From b517df4ff0b4e1c4772875c35bf6991a55c9fc85 Mon Sep 17 00:00:00 2001
From: Christophe Monniez <moc@odoo.com>
Date: Mon, 20 Apr 2020 11:39:06 +0200
Subject: [PATCH] [IMP] runbot: try to fetch multiple times before disabling

Sometimes, it happens that a `git fetch` fails with an error code 128
for example. When this happens, the runbot host is immediately disabled.

During investigations of such cases, we found that simply retrying the
fetch command works.

With this commit, the fetch command is tried 5 times with an increasing
delay before deciding to disable the runbot host.
---
 runbot/models/repo.py     | 26 +++++++++++++++-------
 runbot/tests/test_repo.py | 45 ++++++++++++++++++++++++++++++++++++++-
 2 files changed, 62 insertions(+), 9 deletions(-)

diff --git a/runbot/models/repo.py b/runbot/models/repo.py
index ef4bb1b1..983c5605 100644
--- a/runbot/models/repo.py
+++ b/runbot/models/repo.py
@@ -175,7 +175,7 @@ class runbot_repo(models.Model):
         self.ensure_one()
         _logger.debug("git command: git (dir %s) %s", self.short_name, ' '.join(cmd))
         cmd = ['git', '--git-dir=%s' % self.path] + cmd
-        return subprocess.check_output(cmd).decode('utf-8')
+        return subprocess.check_output(cmd, stderr=subprocess.STDOUT).decode()
 
     def _git_rev_parse(self, branch_name):
         return self._git(['rev-parse', branch_name]).strip()
@@ -425,13 +425,23 @@ class runbot_repo(models.Model):
         # Extracted from update_git to be easily overriden in external module
         self.ensure_one()
         repo = self
-        try:
-            repo._git(['fetch', '-p', 'origin', '+refs/heads/*:refs/heads/*', '+refs/pull/*/head:refs/pull/*'])
-        except subprocess.CalledProcessError as e:
-            message = 'Failed to fetch repo %s with return code %s.
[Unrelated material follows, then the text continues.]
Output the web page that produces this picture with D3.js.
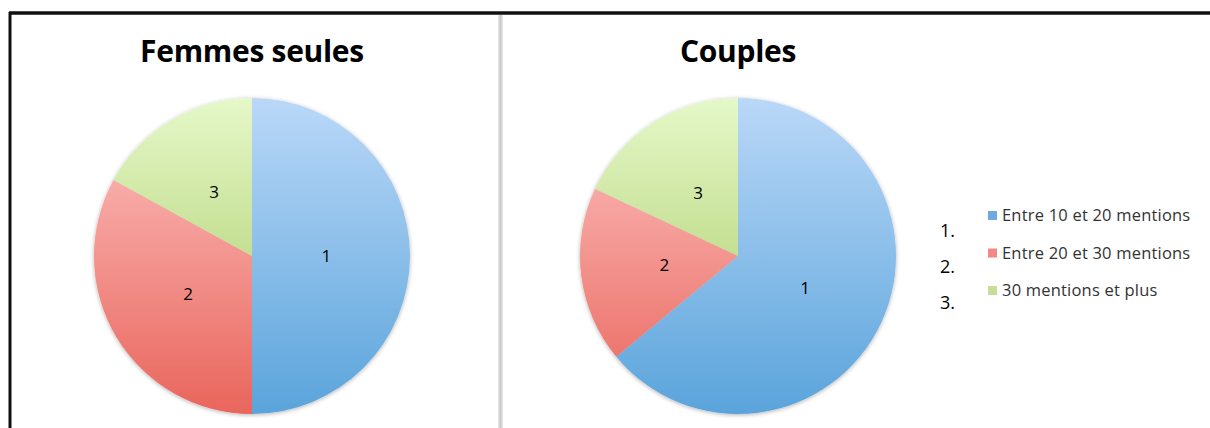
<html>
<head>
<meta charset="utf-8">
<title>Femmes seules / Couples</title>
<style>
body { margin: 0; background: #fff; }
text { font-family: "Open Sans", sans-serif; }
</style>
</head>
<body>
<svg width="1210" height="428"></svg>
<script src="https://d3js.org/d3.v7.min.js"></script>
<script>

// data (share of each group, in %)
var categories = ["Entre 10 et 20 mentions", "Entre 20 et 30 mentions", "30 mentions et plus"];
var sliceLabels = ["1", "2", "3"];
var legendNumbers = ["1.", "2.", "3."];
var titles = ["Femmes seules", "Couples"];
var femmesSeules = [50, 33, 17];
var couples = [64, 18, 18];

var svg = d3.select("svg");

var radius = 158,
    cy = 256;

var cx = d3.scalePoint()
    .domain(titles)
    .range([252, 738]);

// gradients : light on top, darker at the bottom
var grads = [
  ["#bad8f8", "#5aa4db"],
  ["#fdc4c3", "#e9655c"],
  ["#e5f8c9", "#a3c55a"]
];
var swatch = ["#6faadf", "#ef8a84", "#c5df9b"];

var defs = svg.append("defs");

titles.forEach(function(t, j) {
  grads.forEach(function(g, i) {
    var lg = defs.append("linearGradient")
        .attr("id", "g" + j + "-" + i)
        .attr("gradientUnits", "userSpaceOnUse")
        .attr("x1", 0).attr("x2", 0)
        .attr("y1", -radius).attr("y2", radius);
    lg.append("stop").attr("offset", "0%").attr("stop-color", g[0]);
    lg.append("stop").attr("offset", "100%").attr("stop-color", g[1]);
  });
});

var shadow = defs.append("filter")
    .attr("id", "shadow")
    .attr("x", "-10%").attr("y", "-10%")
    .attr("width", "120%").attr("height", "120%");
shadow.append("feDropShadow")
    .attr("dx", 0).attr("dy", 1)
    .attr("stdDeviation", 2)
    .attr("flood-color", "#000")
    .attr("flood-opacity", 0.3);

// frame
svg.append("line")
    .attr("x1", 9).attr("x2", 1210)
    .attr("y1", 13).attr("y2", 13)
    .attr("stroke", "#111").attr("stroke-width", 3.5);
svg.append("line")
    .attr("x1", 10).attr("x2", 10)
    .attr("y1", 12).attr("y2", 428)
    .attr("stroke", "#111").attr("stroke-width", 3);
svg.append("line")
    .attr("x1", 500.5).attr("x2", 500.5)
    .attr("y1", 15).attr("y2", 428)
    .attr("stroke", "#e2e2e2").attr("stroke-width", 5);
svg.append("line")
    .attr("x1", 500.5).attr("x2", 500.5)
    .attr("y1", 15).attr("y2", 428)
    .attr("stroke", "#c4c4c4").attr("stroke-width", 1.5);

var pie = d3.pie().sort(null).value(function(d) { return d; });

var arc = d3.arc().innerRadius(0).outerRadius(radius);
var labelArc = d3.arc().innerRadius(radius * 0.47).outerRadius(radius * 0.47);

[femmesSeules, couples].forEach(function(values, j) {
  var g = svg.append("g")
      .attr("transform", "translate(" + cx(titles[j]) + "," + cy + ")");

  g.append("text")
      .attr("x", 0)
      .attr("y", 62 - cy)
      .attr("text-anchor", "middle")
      .style("font-size", "30px")
      .style("font-weight", "bold")
      .style("letter-spacing", "-0.3px")
      .attr("fill", "#000")
      .text(titles[j]);

  g.append("g")
      .attr("filter", "url(#shadow)")
    .selectAll("path")
    .data(pie(values))
    .enter().append("path")
      .attr("d", arc)
      .attr("fill", function(d, i) { return "url(#g" + j + "-" + i + ")"; });

  g.selectAll(".lbl")
    .data(pie(values))
    .enter().append("text")
      .attr("class", "lbl")
      .attr("transform", function(d) { return "translate(" + labelArc.centroid(d) + ")"; })
      .attr("text-anchor", "middle")
      .attr("dy", "0.35em")
      .style("font-size", "17px")
      .attr("fill", "#000")
      .text(function(d, i) { return sliceLabels[i]; });
});

// legend
var legend = svg.append("g");
var rowY = d3.scalePoint().domain(categories).range([216, 291]);

legend.selectAll(".num")
  .data(legendNumbers)
  .enter().append("text")
    .attr("class", "num")
    .attr("x", 940)
    .attr("y", function(d, i) { return rowY(categories[i]) + 21 - i * 1.5; })
    .style("font-size", "18px")
    .attr("fill", "#000")
    .text(function(d) { return d; });

legend.selectAll("rect")
  .data(categories)
  .enter().append("rect")
    .attr("x", 988)
    .attr("y", function(d) { return rowY(d) - 5; })
    .attr("width", 9)
    .attr("height", 9)
    .attr("fill", function(d, i) { return swatch[i]; });

legend.selectAll(".cat")
  .data(categories)
  .enter().append("text")
    .attr("class", "cat")
    .attr("x", 1002)
    .attr("y", function(d) { return rowY(d) + 5; })
    .style("font-size", "16.5px")
    .style("letter-spacing", "0.2px")
    .attr("fill", "#333")
    .text(function(d) { return d; });

</script>
</body>
</html>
Original command was %s' % (repo.name, e.returncode, e.cmd)
-            _logger.exception(message)
-            host = self.env['runbot.host'].search([('name', '=', fqdn())])
-            host.disable()
+        try_count = 0
+        failure = True
+        delay = 0
+
+        while failure and try_count < 5:
+            time.sleep(delay)
+            try:
+                repo._git(['fetch', '-p', 'origin', '+refs/heads/*:refs/heads/*', '+refs/pull/*/head:refs/pull/*'])
+                failure = False
+            except subprocess.CalledProcessError as e:
+                try_count += 1
+                delay = delay * 1.5 if delay else 0.5
+                if try_count > 4:
+                    message = 'Failed to fetch repo %s: %s' % (repo.name, e.output.decode())
+                    _logger.exception(message)
+                    host = self.env['runbot.host']._get_current()
+                    host.disable()
 
     def _update(self, force=True):
         """ Update the physical git reposotories on FS"""
diff --git a/runbot/tests/test_repo.py b/runbot/tests/test_repo.py
index 5111de2f..34b91859 100644
--- a/runbot/tests/test_repo.py
+++ b/runbot/tests/test_repo.py
@@ -2,7 +2,9 @@
 import datetime
 from unittest import skip
 from unittest.mock import patch, Mock
+from subprocess import CalledProcessError
 from odoo.tests import common, TransactionCase
+from odoo.tools import mute_logger
 import logging
 import odoo
 import time
@@ -211,7 +213,6 @@ class Test_Repo(RunbotCase):
         _test_times('runbot.repo.reftime', 'set_ref_time', 'get_ref_time')
 
 
-
 class Test_Github(TransactionCase):
     def test_github(self):
         """ Test different github responses or failures"""
@@ -239,6 +240,48 @@ class Test_Github(TransactionCase):
             self.assertEqual(2, mock_session.return_value.post.call_count, "_github method should try two times by default")
 
 
+class TestFetch(RunbotCase):
+
+    def setUp(self):
+        super(TestFetch, self).setUp()
+        self.mock_root = self.patchers['repo_root_patcher']
+
+    def test_update_fetch_cmd(self):
+        """ Test that git fetch is tried multiple times before disabling host """
+
+        fetch_count = 0
+        force_failure = False
+
+        def git_side_effect(cmd):
+            nonlocal fetch_count
+            fetch_count += 1
+            if fetch_count < 3 or force_failure:
+                raise CalledProcessError(128, cmd, 'Dummy Error'.encode('utf-8'))
+            else:
+                return True
+
+        git_patcher = self.patchers['git_patcher']
+        git_patcher.side_effect = git_side_effect
+
+        repo = self.Repo.create({'name': 'bla@example.com:foo/bar'})
+        host = self.env['runbot.host']._get_current()
+
+        self.assertFalse(host.assigned_only)
+        # Ensure that Host is not disabled if fetch succeeds after 3 tries
+        with mute_logger("odoo.addons.runbot.models.repo"):
+            repo._update_fetch_cmd()
+        self.assertFalse(host.assigned_only, "Host should not be disabled when fetch succeeds")
+        self.assertEqual(fetch_count, 3)
+
+        # Now ensure that host is disabled after 5 unsuccesful tries
+        force_failure = True
+        fetch_count = 0
+        with mute_logger("odoo.addons.runbot.models.repo"):
+            repo._update_fetch_cmd()
+        self.assertTrue(host.assigned_only)
+        self.assertEqual(fetch_count, 5)
+
+
 class Test_Repo_Scheduler(RunbotCase):
 
     def setUp(self):